A guerra civil espanhola ainda não terminou
Ainda não houve
coragem para julgar o regime do grotesco líder Francisco Franco, um dos maiores
genocidas do século passado. É ocioso referir a crueldade e a violência com que
os defensores da República, sufragada pelo voto popular, retaliaram a horda
fascista abençoada pelo Papa e acolitada pelas sotainas, com a designação de cruzada.
A Espanha que
derrubou Azaña, notável escritor, jornalista e político, várias vezes chefe do
Governo e presidente da 2.ª República, é o País dos Reis Católicos, o espaço
europeu onde, sem ter havido Reforma, a Contra-Reforma atingiu o apogeu da desumanidade.
A guerra civil de Espanha (1936/39) foi o laboratório do fascismo e o franquismo fez aos
adversários o que a Inquisição havia feito aos judeus, hereges e bruxas.
Azaña, exilado,
perseguido e humilhado, em França, pelos esbirros de Franco, pouco tempo
resistiu ao início do golpe que derrubaria o regime democrático, à semelhança
do que, 35 anos depois, aconteceria, no Chile, a Allende, com sacrifício da
vida.
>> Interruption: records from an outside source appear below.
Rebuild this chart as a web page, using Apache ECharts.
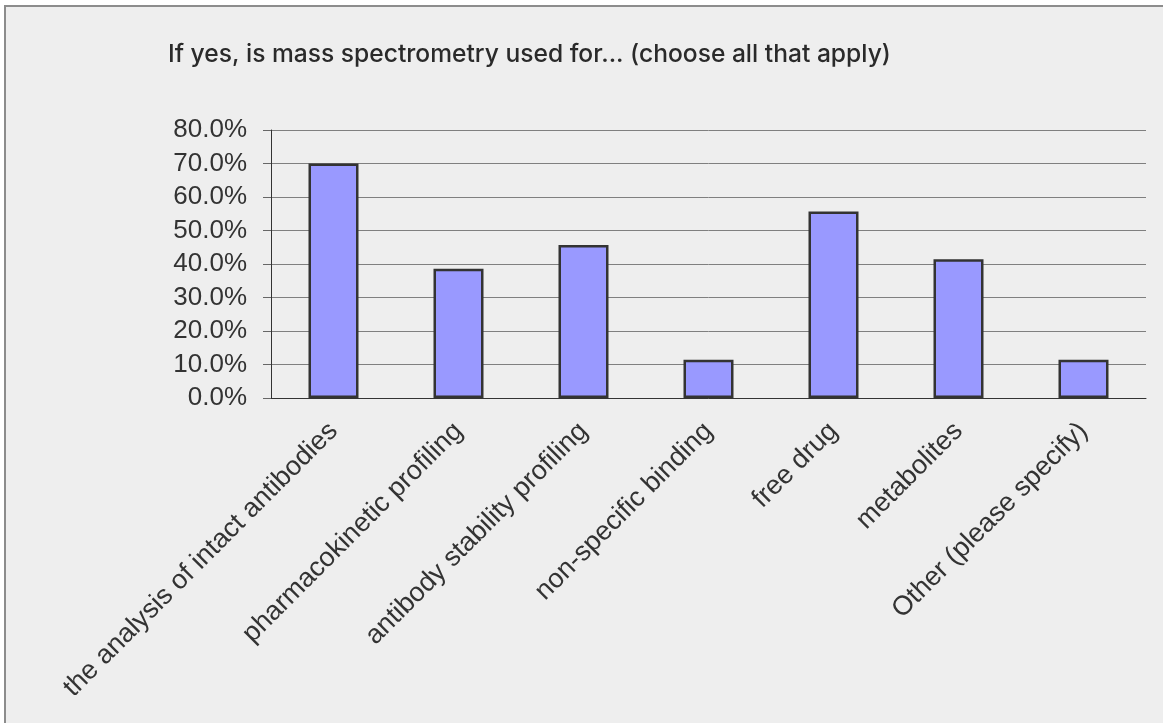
<!DOCTYPE html>
<html>
<head>
<meta charset="utf-8">
<script src="https://cdn.jsdelivr.net/npm/echarts@6/dist/echarts.min.js"></script>
<style>
  html, body { margin: 0; padding: 0; background: #ffffff; }
  #wrap { position: absolute; left: 4px; top: 5px; border-top: 2px solid #8c8c8c; border-left: 2px solid #8c8c8c; }
  #chart { width: 1157px; height: 716px; }
</style>
</head>
<body>
<div id="wrap"><div id="chart"></div></div>
<script>
var categories = ['the analysis of intact antibodies', 'pharmacokinetic profiling', 'antibody stability profiling',
  'non-specific binding', 'free drug', 'metabolites', 'Other (please specify)'];
var percents = [70.0, 38.6, 45.7, 11.4, 55.7, 41.4, 11.4];
var yMax = 80;
var yStep = 10;

var myChart = echarts.init(document.getElementById('chart'));
var option = {
    backgroundColor: '#eeeeee',
    animation: false,
    title: {
        text: 'If yes, is mass spectrometry used for... (choose all that apply)',
        left: 157,
        top: 30,
        textStyle: {
            fontFamily: 'Inter',
            fontSize: 24.6,
            fontWeight: 500,
            color: '#2a2a2a'
        }
    },
    grid: {
        left: 265,
        right: 17,
        top: 123,
        bottom: 325
    },
    xAxis: {
        type: 'category',
        data: categories,
        axisLine: { lineStyle: { color: '#333', width: 1 } },
        axisTick: { length: 8, lineStyle: { color: '#666' } },
        axisLabel: {
            rotate: 45,
            interval: 0,
            margin: 29,
            fontFamily: 'Liberation Sans',
            fontSize: 27,
            color: '#333'
        }
    },
    yAxis: {
        type: 'value',
        min: 0,
        max: yMax,
        interval: yStep,
        axisLine: { show: true, lineStyle: { color: '#333', width: 1 } },
        axisTick: { show: true, length: 8, lineStyle: { color: '#666' } },
        axisLabel: {
            margin: 24,
            fontFamily: 'Liberation Sans',
            fontSize: 26,
            color: '#333',
            formatter: function (v) { return v.toFixed(1) + '%'; }
        },
        splitLine: { lineStyle: { color: '#7f7f7f', width: 1 } }
    },
    series: [{
        type: 'bar',
        data: percents,
        barWidth: '40%',
        itemStyle: {
            color: '#9999ff',
            borderColor: '#333333',
            borderWidth: 2.5
        }
    }]
};
myChart.setOption(option);
</script>
</body>
</html>
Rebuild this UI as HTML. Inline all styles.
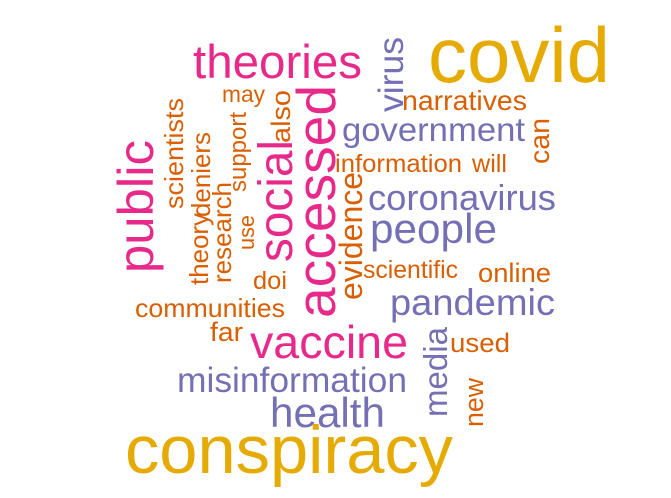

Franco foi o Pinochet precoce que testou o fascismo. Finda a Grande Guerra,
de 1939/45, apesar da promessa inglesa de erradicar todas as ditaduras
europeias, tornou-se ditador vitalício até que a doença o abateu, bem
confessado, comungado e ungido.
As valas comuns,
onde centenas de milhares de cadáveres aguardam exumação, tiveram como efeito
colateral a demissão do corajoso juiz Baltasar Garzón, perante o júbilo dos
nostálgicos do fascismo e dos magistrados educados nas madraças franquistas.
Mas a guerra civil,
que dilacerou Espanha e provocou uma orgia de sangue entre os dois lados da
barricada, está longe de terminar. Apesar das canonizações que os dois últimos
pontífices distribuíram entre os franquistas, incluindo Escrivá de Balaguer,
não há água benta que sirva de lixívia às nódoas de sangue da ditadura
clerical-fascista de Franco.
Após a vitória dos
sediciosos fascistas, os fuzilamentos dos adversários prolongaram-se durante
vários anos, perante o silêncio e a conivência do clero espanhol e a
indiferença dos Aliados que deixaram a Península Ibérica entregue aos seus
ditadores.
Se julgámos que
todos os horrores já eram conhecidos, apareceram arrepiantes provas de bebés
roubados ao longo dos anos do franquismo. Durante décadas, milhares
de crianças foram afastadas das mães, após o parto, e entregues como filhos
biológicos a outras famílias. Começou como repressão política, logo após a
Guerra Civil, e converteu-se num negócio organizado por médicos,
padres e freiras, que se prolongou já na democracia e que só agora começa a ser
investigado.
«Segundo a Associação de Afetados por Adoções Irregulares
(ANADIR), podem
ter sido roubadas cerca de 300 mil crianças, em Espanha, entre as décadas de 50
e 90, e muitas delas nunca suspeitarão da sua verdadeira identidade
biológica. A associação diz ter dados que permitem calcular que, em 2 milhões
de adoções realizadas nessas décadas, 15 por cento basearam-se em certidões de
nascimento falsas. Agora, as probabilidades de mães e filhos se encontrarem
dependem, em grande parte, dos seus dados de ADN coincidirem».